Binomial Theorem: does $\sum\limits_{i=0}^{n}{{n}\choose{i}} = \dfrac{1}{2}\sum\limits_{i=0}^{n+1}{{n+1}\choose{i}}$? I am reading through an argument that I found somewhere and I see that it assumes that:
$$\sum\limits_{i=0}^{n}{{n}\choose{i}} = \dfrac{1}{2}\sum\limits_{i=0}^{n+1}{{n+1}\choose{i}}$$
Intuitively, this seems wrong.  I'm assuming it is a typo.  
Here's my reasoning:
$$\sum\limits_{i=0}^{n+1}{{n+1}\choose{i}} = (n+1)\sum\limits_{i=0}^{n}\frac{1}{n+1-i}{{n}\choose{i}} + {{n+1}\choose{n+1}} = (n+1)\sum\limits_{i=0}^{n}\frac{1}{n+1-i}{{n}\choose{i}} + 1$$
So that:
$$\sum\limits_{i=0}^{n}\frac{n+1}{n+1-i}{{n}\choose{i}} = \sum\limits_{i=0}^{n+1}{{n+1}\choose{i}} - 1$$
How do I finish my argument to show the assumption is incorrect?  Is it a typo or is bad reasoning?  Or am I incorrect and the result is valid?

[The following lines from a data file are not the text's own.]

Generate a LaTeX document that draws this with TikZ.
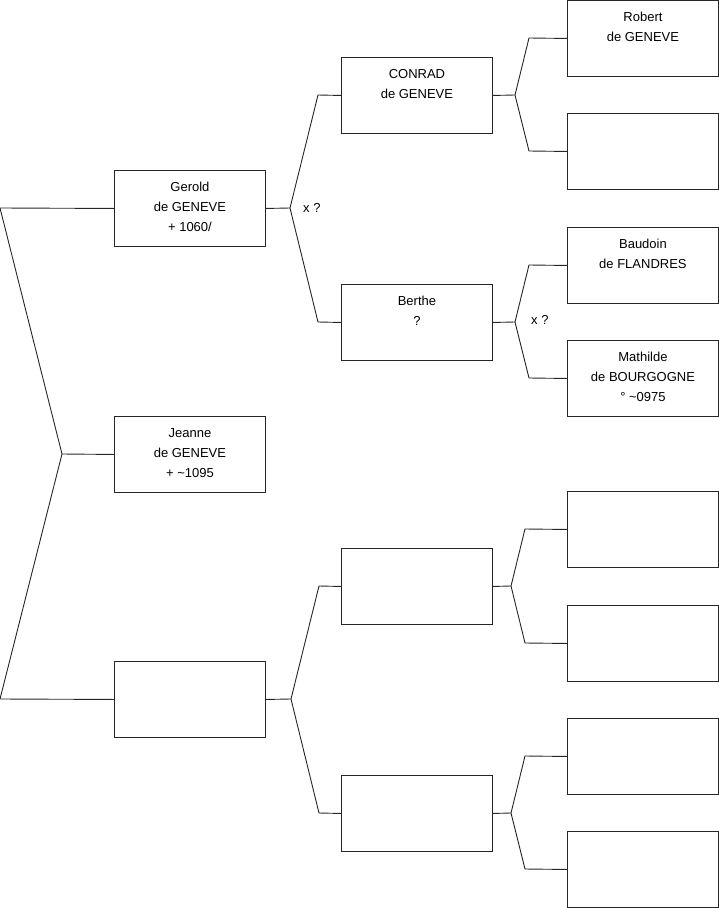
\documentclass[tikz,border=0pt]{standalone}
\usepackage{fontspec}
\setmainfont{Liberation Sans}
\newcommand\fstrut{\rule{0pt}{11pt}}
\begin{document}
\begin{tikzpicture}[x=1pt,y=-1pt,
  pbox/.style={draw=black!85, line width=0.9pt, rectangle, minimum width=151pt, minimum height=76pt, inner sep=0pt, anchor=north west},
  txt/.style={font=\fontsize{13}{20}\selectfont, align=center, inner sep=0pt, anchor=north},
  lbl/.style={font=\fontsize{13}{20}\selectfont, inner sep=0pt, anchor=west},
  conn/.style={draw=black!85, line width=0.9pt}]
\useasboundingbox (0,0) rectangle (719,908);
% boxes
\node[pbox] (g1) at (114,170) {};
\node[pbox] (g1b) at (114,416) {};
\node[pbox] (g1c) at (114,661) {};
\node[pbox] (c2a) at (341,57) {};
\node[pbox] (c2b) at (341,284) {};
\node[pbox] (c2c) at (341,548) {};
\node[pbox] (c2d) at (341,775) {};
\node[pbox] (c3a) at (567,0) {};
\node[pbox] (c3b) at (567,113) {};
\node[pbox] (c3c) at (567,227) {};
\node[pbox] (c3d) at (567,340) {};
\node[pbox] (c3e) at (567,491) {};
\node[pbox] (c3f) at (567,605) {};
\node[pbox] (c3g) at (567,718) {};
\node[pbox] (c3h) at (567,831) {};
% texts
\node[txt] (g1t) at ([yshift=-10pt]g1.north) {\fstrut Gerold\\de GENEVE\\+ 1060/};
\node[txt] (g1bt) at ([yshift=-10pt]g1b.north) {\fstrut Jeanne\\de GENEVE\\+ \textasciitilde1095};
\node[txt] (c2at) at ([yshift=-10pt]c2a.north) {\fstrut CONRAD\\de GENEVE};
\node[txt] (c2bt) at ([yshift=-10pt]c2b.north) {\fstrut Berthe\\?};
\node[txt] (c3at) at ([yshift=-10pt]c3a.north) {\fstrut Robert\\de GENEVE};
\node[txt] (c3ct) at ([yshift=-10pt]c3c.north) {\fstrut Baudoin\\de FLANDRES};
\node[txt] (c3dt) at ([yshift=-10pt]c3d.north) {\fstrut Mathilde\\de BOURGOGNE\\° \textasciitilde0975};
\node[lbl] (x1) at (303,208) {x ?};
\node[lbl] (x2) at (531,320) {x ?};
% junction coordinates
\coordinate (r1) at (0,208);
\coordinate (r2) at (62,454);
\coordinate (r3) at (0,699);
\coordinate (j1) at (290,208);
\coordinate (b1) at (318,95);
\coordinate (b2) at (318,322);
\coordinate (j2) at (291,699);
\coordinate (b3) at (319,586);
\coordinate (b4) at (319,813);
\coordinate (j3) at (515,95);
\coordinate (b5) at (529,38);
\coordinate (b6) at (529,151);
\coordinate (j4) at (515,322);
\coordinate (b7) at (529,265);
\coordinate (b8) at (529,378);
\coordinate (j5) at (511,586);
\coordinate (b9) at (525,529);
\coordinate (b10) at (525,643);
\coordinate (j6) at (511,813);
\coordinate (b11) at (525,756);
\coordinate (b12) at (525,869);
% connectors
\draw[conn] (g1.west) -- (r1) -- (r2) -- (r3) -- (g1c.west);
\draw[conn] (r2) -- (g1b.west);
\draw[conn] (g1.east) -- (j1);
\draw[conn] (c2a.west) -- (b1) -- (j1) -- (b2) -- (c2b.west);
\draw[conn] (g1c.east) -- (j2);
\draw[conn] (c2c.west) -- (b3) -- (j2) -- (b4) -- (c2d.west);
\draw[conn] (c2a.east) -- (j3);
\draw[conn] (c3a.west) -- (b5) -- (j3) -- (b6) -- (c3b.west);
\draw[conn] (c2b.east) -- (j4);
\draw[conn] (c3c.west) -- (b7) -- (j4) -- (b8) -- (c3d.west);
\draw[conn] (c2c.east) -- (j5);
\draw[conn] (c3e.west) -- (b9) -- (j5) -- (b10) -- (c3f.west);
\draw[conn] (c2d.east) -- (j6);
\draw[conn] (c3g.west) -- (b11) -- (j6) -- (b12) -- (c3h.west);
\end{tikzpicture}
\end{document}
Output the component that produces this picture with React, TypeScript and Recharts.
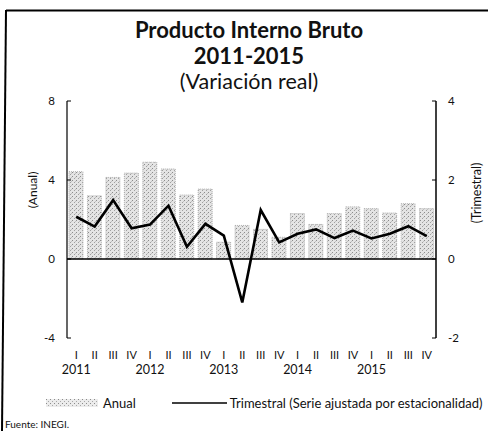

 A: Using the recurrence for Pascal's Triangle and the fact that $\binom{n}{k}=0$ when $k\lt0$ or $k\gt n$, we get
$$
\begin{align}
\sum_{i=0}^{n+1}\binom{n+1}{i}
&=\sum_{i=0}^{n+1}\left[\binom{n}{i}+\binom{n}{i-1}\right]\\
&=\sum_{i=0}^{n+1}\binom{n}{i}+\sum_{i=-1}^n\binom{n}{i}\\
&=\sum_{i=0}^n\binom{n}{i}+\sum_{i=0}^n\binom{n}{i}\\
&=2\sum_{i=0}^n\binom{n}{i}
\end{align}
$$
A: $2^n=(1+1)^n= \frac{1}{2}2^{n+1}=\frac{1}{2}(1+1)^{n+1}$ $\Rightarrow$ $\displaystyle \sum_{i=0}^n \binom{n}{i}= \frac{1}{2}\displaystyle \sum_{i=0}^{n+1}\binom{n+1}{i}$
A: This is not an answer but it is too long for a comment.
I checked the expressions and played with numerical values and what I observed is that $$1+\sum\limits_{i=0}^{n}{{n}\choose{i}} = \dfrac{1}{2}\sum\limits_{i=0}^{n+1}{{n+1}\choose{i}}$$ I am too bad in this area to claim that this proves anything but the above equality seems to hold for any $n$ I tried.
Afterwards, this looks to me to be normal since $$\sum\limits_{i=0}^{n}{{n}\choose{i}}=2^n-1$$ $$\sum\limits_{i=0}^{n+1}{{n+1}\choose{i}}=2^{n+1}$$ However, taking into account the other answers to this post, I may be totally wrong.